** START OF Recorded information **

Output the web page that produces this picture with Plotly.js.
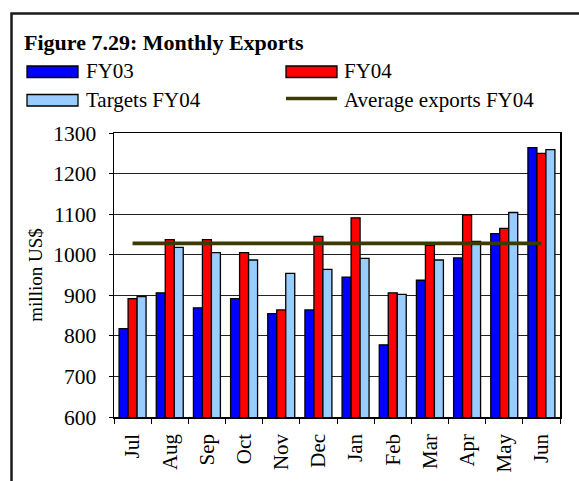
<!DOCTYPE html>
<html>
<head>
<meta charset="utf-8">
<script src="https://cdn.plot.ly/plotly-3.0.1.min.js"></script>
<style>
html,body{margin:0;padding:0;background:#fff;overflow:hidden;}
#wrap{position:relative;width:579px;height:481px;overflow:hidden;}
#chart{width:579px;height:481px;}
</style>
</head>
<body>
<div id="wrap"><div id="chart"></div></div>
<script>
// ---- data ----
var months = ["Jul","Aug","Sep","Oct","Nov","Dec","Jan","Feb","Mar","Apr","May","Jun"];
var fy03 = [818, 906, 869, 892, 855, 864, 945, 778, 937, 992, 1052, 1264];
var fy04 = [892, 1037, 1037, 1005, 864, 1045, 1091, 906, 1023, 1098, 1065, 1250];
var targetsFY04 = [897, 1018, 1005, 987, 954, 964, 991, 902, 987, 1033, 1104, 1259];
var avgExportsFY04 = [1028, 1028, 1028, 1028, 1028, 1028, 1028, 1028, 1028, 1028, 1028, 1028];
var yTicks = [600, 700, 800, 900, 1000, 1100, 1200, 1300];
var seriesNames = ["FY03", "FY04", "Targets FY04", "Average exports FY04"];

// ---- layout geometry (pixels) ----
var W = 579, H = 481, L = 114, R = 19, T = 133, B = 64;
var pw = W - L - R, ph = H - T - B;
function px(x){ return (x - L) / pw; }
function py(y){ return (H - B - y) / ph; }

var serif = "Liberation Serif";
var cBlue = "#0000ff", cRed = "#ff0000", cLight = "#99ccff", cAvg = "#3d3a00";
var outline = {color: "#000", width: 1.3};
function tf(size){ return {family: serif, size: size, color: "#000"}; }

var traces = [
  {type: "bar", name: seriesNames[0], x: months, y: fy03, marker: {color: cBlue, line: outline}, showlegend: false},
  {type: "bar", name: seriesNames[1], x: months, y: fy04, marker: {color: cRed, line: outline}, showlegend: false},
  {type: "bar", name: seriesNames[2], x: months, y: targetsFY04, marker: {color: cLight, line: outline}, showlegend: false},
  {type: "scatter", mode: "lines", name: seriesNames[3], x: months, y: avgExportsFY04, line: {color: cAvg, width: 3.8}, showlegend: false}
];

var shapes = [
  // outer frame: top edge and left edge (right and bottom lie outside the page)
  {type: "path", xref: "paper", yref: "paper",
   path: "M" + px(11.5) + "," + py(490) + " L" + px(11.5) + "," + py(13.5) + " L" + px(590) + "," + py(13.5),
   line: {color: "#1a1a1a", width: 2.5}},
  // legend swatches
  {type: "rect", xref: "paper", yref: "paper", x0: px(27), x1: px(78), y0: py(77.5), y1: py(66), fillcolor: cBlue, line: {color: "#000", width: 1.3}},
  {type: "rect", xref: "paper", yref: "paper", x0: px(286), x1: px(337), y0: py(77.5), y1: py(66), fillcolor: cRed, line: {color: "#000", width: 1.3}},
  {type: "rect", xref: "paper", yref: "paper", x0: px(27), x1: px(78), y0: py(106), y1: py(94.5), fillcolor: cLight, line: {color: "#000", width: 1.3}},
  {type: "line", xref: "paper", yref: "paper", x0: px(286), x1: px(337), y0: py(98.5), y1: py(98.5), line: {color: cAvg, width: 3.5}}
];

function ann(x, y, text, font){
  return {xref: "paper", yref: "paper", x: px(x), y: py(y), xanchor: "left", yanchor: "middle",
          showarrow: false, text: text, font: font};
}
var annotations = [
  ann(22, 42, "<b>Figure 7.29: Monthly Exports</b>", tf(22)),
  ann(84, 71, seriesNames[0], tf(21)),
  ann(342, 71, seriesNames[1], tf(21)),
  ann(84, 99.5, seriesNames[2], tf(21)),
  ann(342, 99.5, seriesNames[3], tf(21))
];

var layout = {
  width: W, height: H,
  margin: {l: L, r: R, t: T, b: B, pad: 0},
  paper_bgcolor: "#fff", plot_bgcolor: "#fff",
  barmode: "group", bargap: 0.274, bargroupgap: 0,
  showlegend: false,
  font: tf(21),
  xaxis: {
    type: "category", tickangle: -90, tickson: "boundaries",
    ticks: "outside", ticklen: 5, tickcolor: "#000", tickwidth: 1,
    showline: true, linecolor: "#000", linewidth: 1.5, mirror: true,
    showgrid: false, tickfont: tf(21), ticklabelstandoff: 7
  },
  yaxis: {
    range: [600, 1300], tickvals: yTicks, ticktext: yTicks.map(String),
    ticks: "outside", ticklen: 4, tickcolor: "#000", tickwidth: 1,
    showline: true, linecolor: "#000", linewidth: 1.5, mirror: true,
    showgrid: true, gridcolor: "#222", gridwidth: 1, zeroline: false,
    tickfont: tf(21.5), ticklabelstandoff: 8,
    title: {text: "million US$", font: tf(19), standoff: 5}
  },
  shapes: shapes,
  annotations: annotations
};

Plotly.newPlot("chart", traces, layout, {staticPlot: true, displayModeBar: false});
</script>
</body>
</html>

** END OF Recorded information **

- Instructions for the task:
Omit the pictures, then repeat exactly each line from the beginning of the listing through the line with "return (H - B".

- Written answer:
Output the web page that produces this picture with Plotly.js.
<!DOCTYPE html>
<html>
<head>
<meta charset="utf-8">
<script src="https://cdn.plot.ly/plotly-3.0.1.min.js"></script>
<style>
html,body{margin:0;padding:0;background:#fff;overflow:hidden;}
#wrap{position:relative;width:579px;height:481px;overflow:hidden;}
#chart{width:579px;height:481px;}
</style>
</head>
<body>
<div id="wrap"><div id="chart"></div></div>
<script>
// ---- data ----
var months = ["Jul","Aug","Sep","Oct","Nov","Dec","Jan","Feb","Mar","Apr","May","Jun"];
var fy03 = [818, 906, 869, 892, 855, 864, 945, 778, 937, 992, 1052, 1264];
var fy04 = [892, 1037, 1037, 1005, 864, 1045, 1091, 906, 1023, 1098, 1065, 1250];
var targetsFY04 = [897, 1018, 1005, 987, 954, 964, 991, 902, 987, 1033, 1104, 1259];
var avgExportsFY04 = [1028, 1028, 1028, 1028, 1028, 1028, 1028, 1028, 1028, 1028, 1028, 1028];
var yTicks = [600, 700, 800, 900, 1000, 1100, 1200, 1300];
var seriesNames = ["FY03", "FY04", "Targets FY04", "Average exports FY04"];

// ---- layout geometry (pixels) ----
var W = 579, H = 481, L = 114, R = 19, T = 133, B = 64;
var pw = W - L - R, ph = H - T - B;
function px(x){ return (x - L) / pw; }
function py(y){ return (H - B - y) / ph; }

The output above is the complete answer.